There is a lot of buz going on regarding a possible increase to the Tax Credit. We asked Christ Simms, Certified Mortgage Planner with Pulaski Bank what he knows -
Ok my phone has been ringing off the hook today about the $15000 credit. Here’s the skivvy on it:
Currently the House has passed a bill and sent it to the Senate packaged as a “Stimulus Package”. The senate does not like the bill as is sits so they are fighting to change it. Currently the Democratic side is ready to go but the Republicans are fighting to see additional help to housing.
One Amendment 353, a proposal by Senator Ensign, would provide a lower interest rate of 4%. This is currently being debated by the senate. Last night the Lieberman/ISakson Amendment was included in the senate version. This would provide for a tax credit of 10% of the sales price with a max of $15K to any body who buys a home this year. This would not be subject to just first time homebuyers. The credit would be available on all primary residence purchases for the 2009 year and could be filed as an amendment on the 2008 returns. This is good news. The question is will people actually spend the money or will they do the same things as the bank and hold it. The proposal also calls for NO Payback if you live in the home for more than 2 years. This could really help the housing market. The question is, will it go through?
In order to answer that we need to look at what came out today. Today we found out that unemployment is at 7.6% which is .3% above consensus estimates. That is a big difference. Most economic advisors were expecting 7.4 to 7.5. To top it off 2008 was revised with worse numbers. Needless to say there are no jobs out there. That’s bad for housing and the economy. No Jobs means no spending, which also means no taxes. Being our democratic congress is printing money with no end in sight, how do they plan on paying it back with out people having any jobs to pay taxes. There in lies our current rate situation. Being the government needs to beg for huge amounts of money over the next few weeks just to pay for things they have already begun doing (like bailing out failing banks who are still buying corporate jets), the money has to come from somewhere and the problem is where is the government going to get the money to pay for the payments on the money it was lent? This is a huge concern that the government might default or just print more money. Printing more money means we will have higher inflation which is bad for Mortgages.

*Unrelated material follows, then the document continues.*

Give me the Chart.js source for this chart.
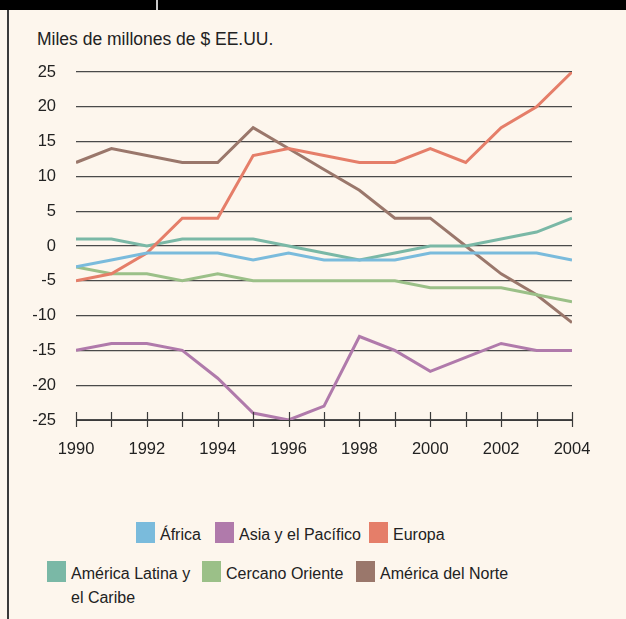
<!DOCTYPE html>
<html>
<head>
<meta charset="utf-8">
<script src="https://cdn.jsdelivr.net/npm/chart.js@4.4.1/dist/chart.umd.min.js"></script>
<style>
  html, body { margin: 0; padding: 0; }
  body { width: 626px; height: 619px; background: #fdf6ed; position: relative; overflow: hidden;
         font-family: "Liberation Sans", Arial, sans-serif; color: #222; }
  #topBar { position: absolute; left: 0; top: 0; width: 626px; height: 10px; background: #000; }
  #topGap { position: absolute; left: 156px; top: 0; width: 2px; height: 10px; background: #c8c8c8; }
  #leftBar { position: absolute; left: 7px; top: 10px; width: 2px; height: 609px; background: #3a3a3a; }
  #title { position: absolute; left: 37px; top: 29px; font-size: 17.5px; }
  #chartBox { position: absolute; left: 0; top: 0; width: 626px; height: 480px; }
  .item { position: absolute; font-size: 16px; line-height: 24px; }
  .box { position: absolute; width: 19px; height: 21px; }
</style>
</head>
<body>
<div id="topBar"></div>
<div id="topGap"></div>
<div id="leftBar"></div>
<div id="title">Miles de millones de $ EE.UU.</div>
<div id="chartBox"><canvas id="tradeChart"></canvas></div>
<div id="legend"></div>

<script>
let years = [1990, 1991, 1992, 1993, 1994, 1995, 1996, 1997, 1998, 1999, 2000, 2001, 2002, 2003, 2004];
let yTicks = [25, 20, 15, 10, 5, 0, -5, -10, -15, -20, -25];

let africa      = [-3, -2, -1, -1, -1, -2, -1, -2, -2, -2, -1, -1, -1, -1, -2];
let asiaPacific = [-15, -14, -14, -15, -19, -24, -25, -23, -13, -15, -18, -16, -14, -15, -15];
let europe      = [-5, -4, -1, 4, 4, 13, 14, 13, 12, 12, 14, 12, 17, 20, 25];
let latinAm     = [1, 1, 0, 1, 1, 1, 0, -1, -2, -1, 0, 0, 1, 2, 4];
let nearEast    = [-3, -4, -4, -5, -4, -5, -5, -5, -5, -5, -6, -6, -6, -7, -8];
let northAm     = [12, 14, 13, 12, 12, 17, 14, 11, 8, 4, 4, 0, -4, -7, -11];

let seriesNames  = ["África", "Asia y el Pacífico", "Europa", "América Latina y\nel Caribe", "Cercano Oriente", "América del Norte"];
let seriesColors = ["#7abbdc", "#b07aab", "#e57e69", "#7ab8a6", "#9bc088", "#9a776b"];
let seriesData   = [africa, asiaPacific, europe, latinAm, nearEast, northAm];

// legend positions (box left, box top) copied from the reference layout
let legendPos = [[136, 522], [215, 522], [369, 522], [47, 561], [202, 561], [356, 561]];

function buildDatasets() {
  let sets = [];
  for (let i = 0; i < seriesData.length; i++) {
    sets.push({
      label: seriesNames[i],
      data: seriesData[i].map((v, j) => ({ x: years[j], y: v })),
      borderColor: seriesColors[i],
      backgroundColor: seriesColors[i],
      borderWidth: 3,
      pointRadius: 0,
      tension: 0,
      fill: false
    });
  }
  return sets;
}

// tick marks crossing the bottom axis
let axisTicks = {
  id: 'axisTicks',
  afterDraw(chart) {
    let ctx = chart.ctx;
    let xs = chart.scales.x;
    let bottom = chart.chartArea.bottom;
    ctx.save();
    ctx.strokeStyle = '#3a3a3a';
    ctx.lineWidth = 1.2;
    ctx.beginPath();
    for (let i = 0; i < years.length; i++) {
      let px = Math.round(xs.getPixelForValue(years[i])) + 0.5;
      ctx.moveTo(px, bottom - 8);
      ctx.lineTo(px, bottom + 7);
    }
    ctx.moveTo(chart.chartArea.left, bottom + 0.5);
    ctx.lineTo(chart.chartArea.right, bottom + 0.5);
    ctx.stroke();
    ctx.restore();
  }
};

function drawLegend() {
  let legend = document.getElementById('legend');
  for (let i = 0; i < seriesNames.length; i++) {
    let [bx, by] = legendPos[i];
    legend.innerHTML += `
      <div class="box" style="left:${bx}px;top:${by}px;background:${seriesColors[i]}"></div>
      <div class="item" style="left:${bx + 24}px;top:${by + 1}px">${seriesNames[i].replace('\n', '<br>')}</div>
    `;
  }
}

window.onload = function () {
  drawLegend();

  new Chart("tradeChart", {
    type: "line",
    data: { datasets: buildDatasets() },
    options: {
      responsive: true,
      maintainAspectRatio: false,
      animation: false,
      events: [],
      layout: { padding: { left: 0, right: 54, top: 72, bottom: 0 } },
      plugins: { legend: { display: false }, tooltip: { enabled: false } },
      scales: {
        x: {
          type: 'linear',
          min: 1990,
          max: 2004,
          afterBuildTicks: scale => { scale.ticks = years.filter(y => y % 2 == 0).map(v => ({ value: v })); },
          afterFit: scale => { scale.height = 60; },
          grid: { display: false },
          border: { display: false },
          ticks: {
            color: '#222',
            font: { family: 'Liberation Sans', size: 16.5 },
            padding: 12,
            callback: v => String(v)
          }
        },
        y: {
          min: -25,
          max: 25,
          afterBuildTicks: scale => { scale.ticks = yTicks.map(v => ({ value: v })); },
          afterFit: scale => { scale.width = 76; },
          grid: { color: '#4a4a4a', lineWidth: 1.3, drawTicks: false },
          border: { display: false },
          ticks: {
            color: '#222',
            font: { family: 'Liberation Sans', size: 16.5 },
            padding: 20
          }
        }
      }
    },
    plugins: [axisTicks]
  });
};
</script>
</body>
</html>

So to recap there is a bill currently being debated in the senate that could help housing but will cost a lot of money and the government doesn’t have any money. Secondly there are no jobs to pay taxes so there is a fear that the government won’t have any money for a while. Lastly average mortgage rates are sitting at about 5.5% on a 30yr fixed for FHA and conventional because of the fear the government doesn’t have any money and doesn’t know if it can raise it.
Does this mean rates will keep going up, actually we feel the lower rates are still right on the horizon, this is merely a fear issue in the market. There is some validity to the fear but because of the processes that are already in place and the stimulus package that is now a must, we are looking for rates to hit in the lower 4’s. So hang in there and be diligent, it might be an ugly ride in the mean time.